▶ _MATERIAL PROVIDED_:
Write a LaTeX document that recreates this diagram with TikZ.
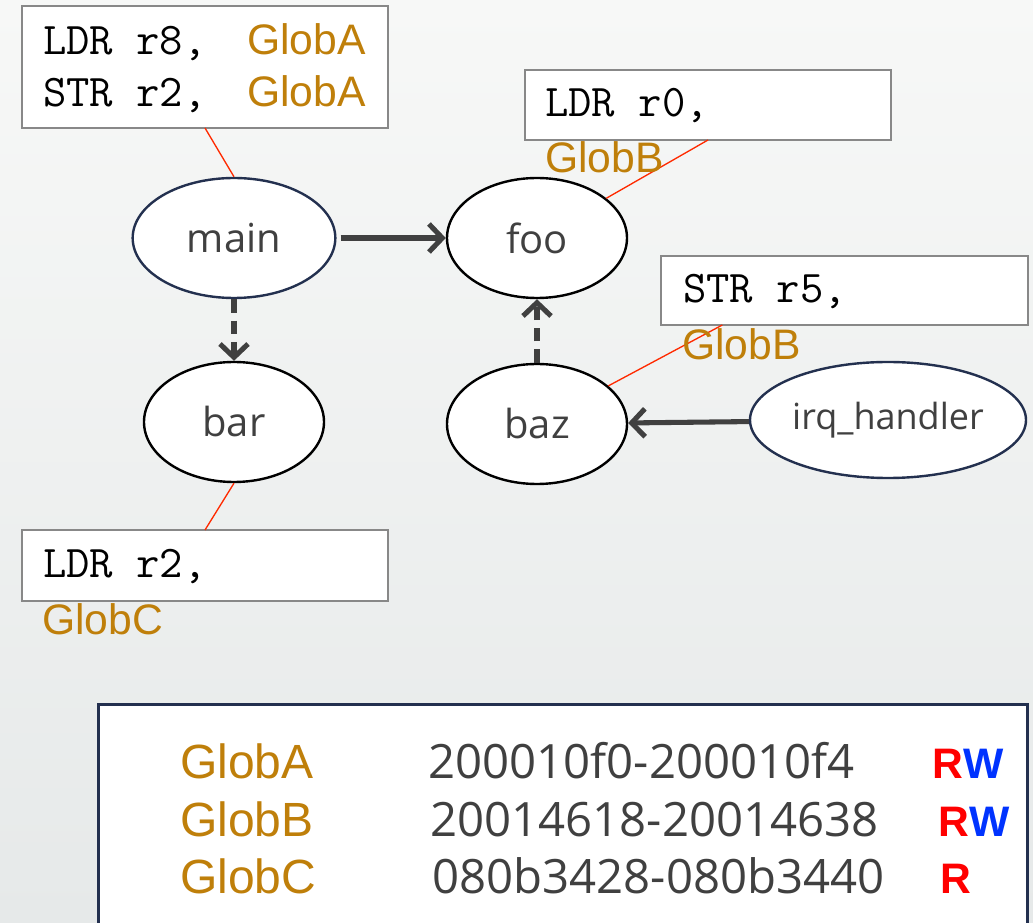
\documentclass[tikz,border=0pt]{standalone}
\usepackage{fontspec}
\setmainfont{Open Sans}
\newfontfamily\globfont{Liberation Sans}
\newfontfamily\codefont{Latin Modern Mono}
\usetikzlibrary{shapes.geometric,arrows.meta,calc}
\definecolor{gold}{HTML}{BF7F0A}
\definecolor{txtgray}{HTML}{404040}
\definecolor{navy}{HTML}{23304F}
\definecolor{redline}{HTML}{FF2A00}
\definecolor{rwred}{HTML}{FF0000}
\definecolor{rwblue}{HTML}{0033FF}
\definecolor{boxgray}{HTML}{888888}
\definecolor{bgtop}{HTML}{F7F8F7}
\definecolor{bgbot}{HTML}{E6E9E9}
\begin{document}
\begin{tikzpicture}[x=0.75pt,y=-0.75pt,
  fn/.style={ellipse, draw=black, line width=1.8pt, fill=white, inner sep=0pt,
    text=txtgray, font=\fontsize{30}{36}\selectfont},
  codebox/.style={draw=boxgray, line width=1pt, fill=white, inner sep=0pt, outer sep=0pt},
  code/.style={anchor=base west, inner sep=0pt, font=\codefont\fontsize{34}{38}\selectfont},
  glob/.style={anchor=base west, inner sep=0pt, text=gold, font=\globfont\fontsize{32}{38}\selectfont},
  call/.style={draw=txtgray, line width=3.8pt, -{Straight Barb[length=10pt,width=21pt,line width=3.8pt]}},
  maybecall/.style={call, dash pattern=on 10pt off 6pt},
  link/.style={draw=redline, line width=1pt},
  legtext/.style={anchor=base west, inner sep=0pt, text=txtgray, font=\fontsize{35.5}{40}\selectfont},
  legglob/.style={anchor=base west, inner sep=0pt, text=gold, font=\globfont\fontsize{36}{40}\selectfont},
  perm/.style={anchor=base west, inner sep=0pt, font=\globfont\bfseries\fontsize{32}{38}\selectfont}
]
\useasboundingbox (0,0) rectangle (1033,923);
\fill[top color=bgtop, bottom color=bgbot] (0,0) rectangle (1033,923);

% function nodes
\node[fn, draw=navy, minimum width=152pt, minimum height=90pt] (main) at (234,238) {main};
\node[fn, minimum width=135pt, minimum height=90pt] (foo) at (537,238) {foo};
\node[fn, minimum width=135pt, minimum height=90pt] (bar) at (234,422) {bar};
\node[fn, minimum width=135pt, minimum height=90pt] (baz) at (537,424) {baz};
\node[fn, draw=navy, minimum width=207pt, minimum height=87pt, font=\fontsize{27}{32}\selectfont] (irq) at (888,420) {irq\_handler};

% code boxes
\node[codebox, minimum width=274.5pt, minimum height=91.5pt] (boxA) at (205,67) {};
\node[codebox, minimum width=274.5pt, minimum height=52.5pt] (boxB) at (708,105) {};
\node[codebox, minimum width=275.25pt, minimum height=51.75pt] (boxC) at (844.5,290.5) {};
\node[codebox, minimum width=274.5pt, minimum height=53.25pt] (boxD) at (205,565.5) {};

% red links
\draw[link] (boxA.south) -- (main.north);
\draw[link] (boxD.north) -- (bar.south);
\coordinate (cB) at (boxB.south);
\draw[link] (cB) -- (foo);
\coordinate (cC) at ($(boxC.south west)!0.167!(boxC.south east)$);
\draw[link] (cC) -- (baz);

% code texts
\node[code] (a1) at (43,55) {LDR r8,};
\node[glob] (a1g) at (247,55) {GlobA};
\node[code] (a2) at (43,107) {STR r2,};
\node[glob] (a2g) at (247,107) {GlobA};
\node[code] (b1) at (545,117) {LDR r0,};
\node[glob] (b1g) at (545,173) {GlobB};
\node[code] (c1) at (683,303) {STR r5,};
\node[glob] (c1g) at (682,360) {GlobB};
\node[code] (d1) at (43,578) {LDR r2,};
\node[glob] (d1g) at (42,635) {GlobC};

% calls
\draw[call, shorten <=3pt] (main) -- (foo);
\draw[maybecall] (main) -- (bar);
\draw[maybecall] (baz) -- (foo);
\draw[call] (irq) -- (baz);

% legend
\node[draw=navy, line width=2.2pt, fill=white, anchor=north west, inner sep=0pt,
  minimum width=696.75pt, minimum height=180pt] (legend) at (97,703) {};
\node[legglob] (lg1) at (180,778) {GlobA};
\node[legglob] (lg2) at (180,836) {GlobB};
\node[legglob] (lg3) at (180,893) {GlobC};
\node[legtext] (la1) at (428,778) {200010f0-200010f4};
\node[legtext] (la2) at (430,836) {20014618-20014638};
\node[legtext] (la3) at (432,893) {080b3428-080b3440};
\node[perm] (p1) at (932,778) {\textcolor{rwred}{R}\textcolor{rwblue}{W}};
\node[perm] (p2) at (938,836) {\textcolor{rwred}{R}\textcolor{rwblue}{W}};
\node[perm] (p3) at (940,893) {\textcolor{rwred}{R}};
\end{tikzpicture}
\end{document}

▶ _EXERCISE OBJECTIVE_: What is needed is an exact reproduction of the data, pictures excluded.

▶ _SOLUTION TO THE PROBLEM_:
Write a LaTeX document that recreates this diagram with TikZ.
\documentclass[tikz,border=0pt]{standalone}
\usepackage{fontspec}
\setmainfont{Open Sans}
\newfontfamily\globfont{Liberation Sans}
\newfontfamily\codefont{Latin Modern Mono}
\usetikzlibrary{shapes.geometric,arrows.meta,calc}
\definecolor{gold}{HTML}{BF7F0A}
\definecolor{txtgray}{HTML}{404040}
\definecolor{navy}{HTML}{23304F}
\definecolor{redline}{HTML}{FF2A00}
\definecolor{rwred}{HTML}{FF0000}
\definecolor{rwblue}{HTML}{0033FF}
\definecolor{boxgray}{HTML}{888888}
\definecolor{bgtop}{HTML}{F7F8F7}
\definecolor{bgbot}{HTML}{E6E9E9}
\begin{document}
\begin{tikzpicture}[x=0.75pt,y=-0.75pt,
  fn/.style={ellipse, draw=black, line width=1.8pt, fill=white, inner sep=0pt,
    text=txtgray, font=\fontsize{30}{36}\selectfont},
  codebox/.style={draw=boxgray, line width=1pt, fill=white, inner sep=0pt, outer sep=0pt},
  code/.style={anchor=base west, inner sep=0pt, font=\codefont\fontsize{34}{38}\selectfont},
  glob/.style={anchor=base west, inner sep=0pt, text=gold, font=\globfont\fontsize{32}{38}\selectfont},
  call/.style={draw=txtgray, line width=3.8pt, -{Straight Barb[length=10pt,width=21pt,line width=3.8pt]}},
  maybecall/.style={call, dash pattern=on 10pt off 6pt},
  link/.style={draw=redline, line width=1pt},
  legtext/.style={anchor=base west, inner sep=0pt, text=txtgray, font=\fontsize{35.5}{40}\selectfont},
  legglob/.style={anchor=base west, inner sep=0pt, text=gold, font=\globfont\fontsize{36}{40}\selectfont},
  perm/.style={anchor=base west, inner sep=0pt, font=\globfont\bfseries\fontsize{32}{38}\selectfont}
]
\useasboundingbox (0,0) rectangle (1033,923);
\fill[top color=bgtop, bottom color=bgbot] (0,0) rectangle (1033,923);

% function nodes
\node[fn, draw=navy, minimum width=152pt, minimum height=90pt] (main) at (234,238) {main};
\node[fn, minimum width=135pt, minimum height=90pt] (foo) at (537,238) {foo};
\node[fn, minimum width=135pt, minimum height=90pt] (bar) at (234,422) {bar};
\node[fn, minimum width=135pt, minimum height=90pt] (baz) at (537,424) {baz};
\node[fn, draw=navy, minimum width=207pt, minimum height=87pt, font=\fontsize{27}{32}\selectfont] (irq) at (888,420) {irq\_handler};

% code boxes
\node[codebox, minimum width=274.5pt, minimum height=91.5pt] (boxA) at (205,67) {};
\node[codebox, minimum width=274.5pt, minimum height=52.5pt] (boxB) at (708,105) {};
\node[codebox, minimum width=275.25pt, minimum height=51.75pt] (boxC) at (844.5,290.5) {};
\node[codebox, minimum width=274.5pt, minimum height=53.25pt] (boxD) at (205,565.5) {};

% red links
\draw[link] (boxA.south) -- (main.north);
\draw[link] (boxD.north) -- (bar.south);
\coordinate (cB) at (boxB.south);
\draw[link] (cB) -- (foo);
\coordinate (cC) at ($(boxC.south west)!0.167!(boxC.south east)$);
\draw[link] (cC) -- (baz);

% code texts
\node[code] (a1) at (43,55) {LDR r8,};
\node[glob] (a1g) at (247,55) {GlobA};
\node[code] (a2) at (43,107) {STR r2,};
\node[glob] (a2g) at (247,107) {GlobA};
\node[code] (b1) at (545,117) {LDR r0,};
\node[glob] (b1g) at (545,173) {GlobB};
\node[code] (c1) at (683,303) {STR r5,};
\node[glob] (c1g) at (682,360) {GlobB};
\node[code] (d1) at (43,578) {LDR r2,};
\node[glob] (d1g) at (42,635) {GlobC};

% calls
\draw[call, shorten <=3pt] (main) -- (foo);
\draw[maybecall] (main) -- (bar);
\draw[maybecall] (baz) -- (foo);
\draw[call] (irq) -- (baz);

% legend
\node[draw=navy, line width=2.2pt, fill=white, anchor=north west, inner sep=0pt,
  minimum width=696.75pt, minimum height=180pt] (legend) at (97,703) {};
\node[legglob] (lg1) at (180,778) {GlobA};
\node[legglob] (lg2) at (180,836) {GlobB};
\node[legglob] (lg3) at (180,893) {GlobC};
\node[legtext] (la1) at (428,778) {200010f0-200010f4};
\node[legtext] (la2) at (430,836) {20014618-20014638};
\node[legtext] (la3) at (432,893) {080b3428-080b3440};
\node[perm] (p1) at (932,778) {\textcolor{rwred}{R}\textcolor{rwblue}{W}};
\node[perm] (p2) at (938,836) {\textcolor{rwred}{R}\textcolor{rwblue}{W}};
\node[perm] (p3) at (940,893) {\textcolor{rwred}{R}};
\end{tikzpicture}
\end{document}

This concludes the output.